As we got older the allowance got bigger, though it never amounted to a
lot. I did mow lawns and shovel snow in the neighborhood and then I
would get money from semi distant relatives on my birthday and
Christmas. Of course, being a Bohunk, most of that went right to
Talmans.
Speaking of which, if you want to teach kids how to handle their money, I
think you need something like Talmans, like the Talmans of our youth,
where when you brought in your little pittance you brought in your
little bankbook with it, and the kindly clerk would not only write in
the new amount, but he would add whatever interest you had accrued.

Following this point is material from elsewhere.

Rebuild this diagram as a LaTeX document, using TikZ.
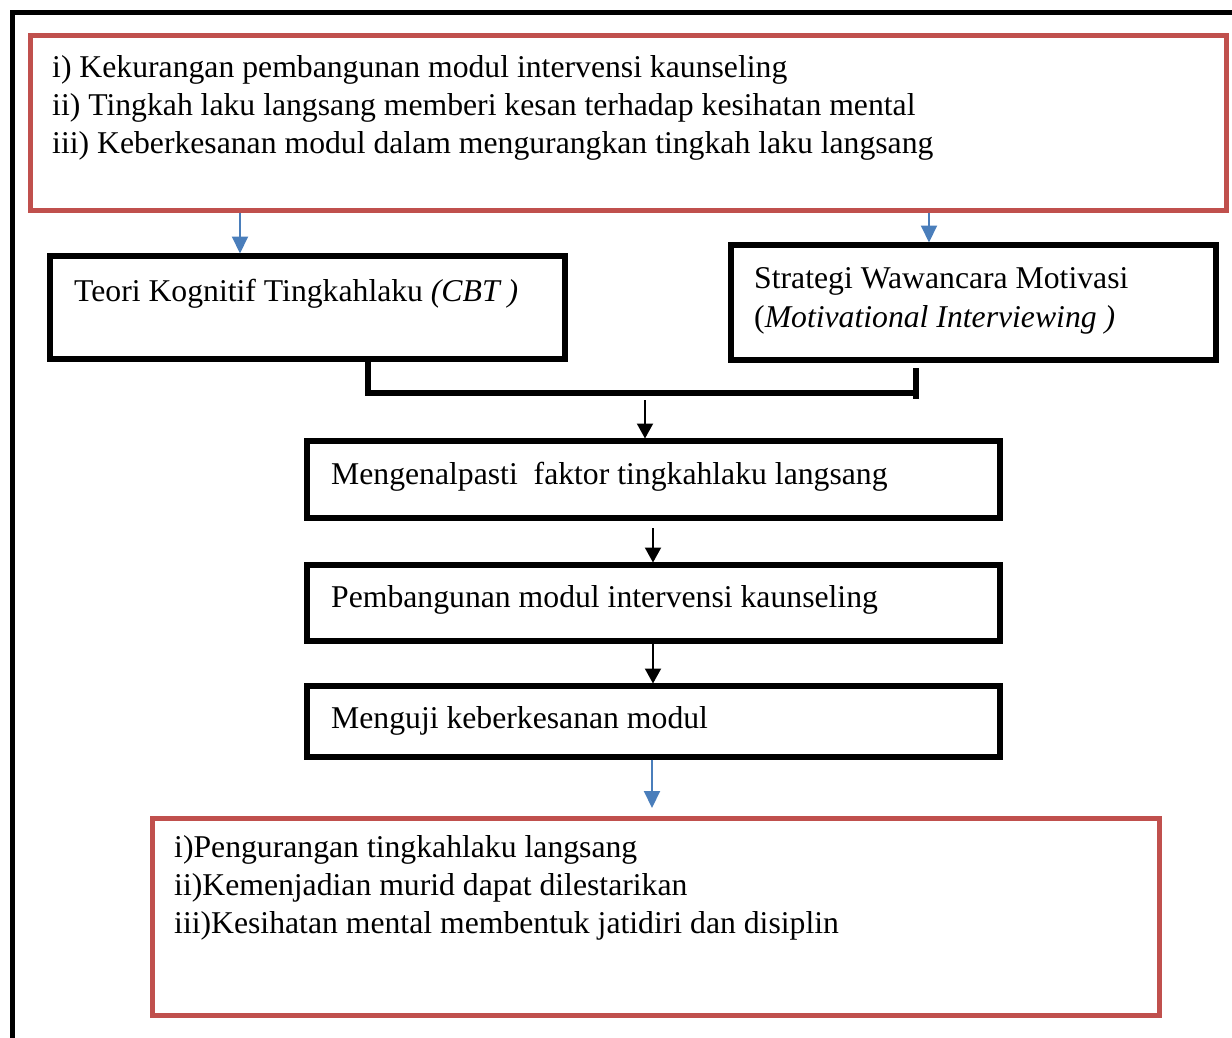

Interest! Free money!! The way to a Bohunk's heart!!! Others pay
interest, we receive it. I had to go into debt to get my mortgage and
my student loans and it just killed me to pay interest on either one of
them.
See, back in the day we had bankbooks, and clunky coins and wrinkled
bills that would smell nice if they came out of some lady's purse, real
money. All the youth of today has is those cards, and worse yet, that
thing where they hold out their sooper dooper phone and somebody swishes
something across it. I don't think they will ever learn the value of
money if they never even see any.
I don't think a buck a day is going to motivate any kid. Maybe if it
was a silver dollar. One of my grandfathers used to give me a silver
dollar from time to time and that impressed me. Of course we don't have
silver dollars anymore, we have these goofy looking coins that they
color bronze so that you can tell them from quarters which they are the
same size of. You get them if you do any transaction with the US
Government that requires change, like buying stamps at the post office,
because the government thinks somehow if they give them we will come to
get used to using them.
When you buy something with one of them you always want to tell the
clerk so that they won't think it is a quarter. I find myself saying
that it is a silver dollar even though it isn't hardly, because those
are just the words that come out of my mouth.
And what about half dollars, those big half dollars with Ben on one side
and the liberty bell on the other? Cool or what? They just don't make
money like they used to.
I don't understand your IRA. Is it actual stocks, or some kind of
mutual fund? If you are taking out a thousand a month is that
replenished by dividends or something? The way to invest seems like
to me, is to buy low and sell high, which it seems like you could tell
when stocks are way too high and sell, and buy back again when they
appear to be in a valley. Not that I have ever tried anything like
that. I couldn't live like that, watching the stock ticker every day.
But then you say you are always watching it, so why do you do that if
you are not into buying or selling?
Trump is a personality type that I am sure you know well because they
are all over, and I refer here to the big fucking asshole. It's as
simple as that. He thinks he is the smartest guy in the world, and he
probably doesn't even notice anybody else, and is certainly too
unreliable to use in any plot. There is some talk of republicans
putting up a third party candidate if he wins. If they somehow manage
to avoid nominating him he will think they have treated him unfairly and
will certainly run on a third party.
Either way the big girl wins big, and likely we take back the Senate and
there is some talk about even the house, and if we want to put Bern on
the supreme court there is nothing you can do about it and you might as
well get measured for the tux for your wedding to your gay dog.
Or maybe something else might happen.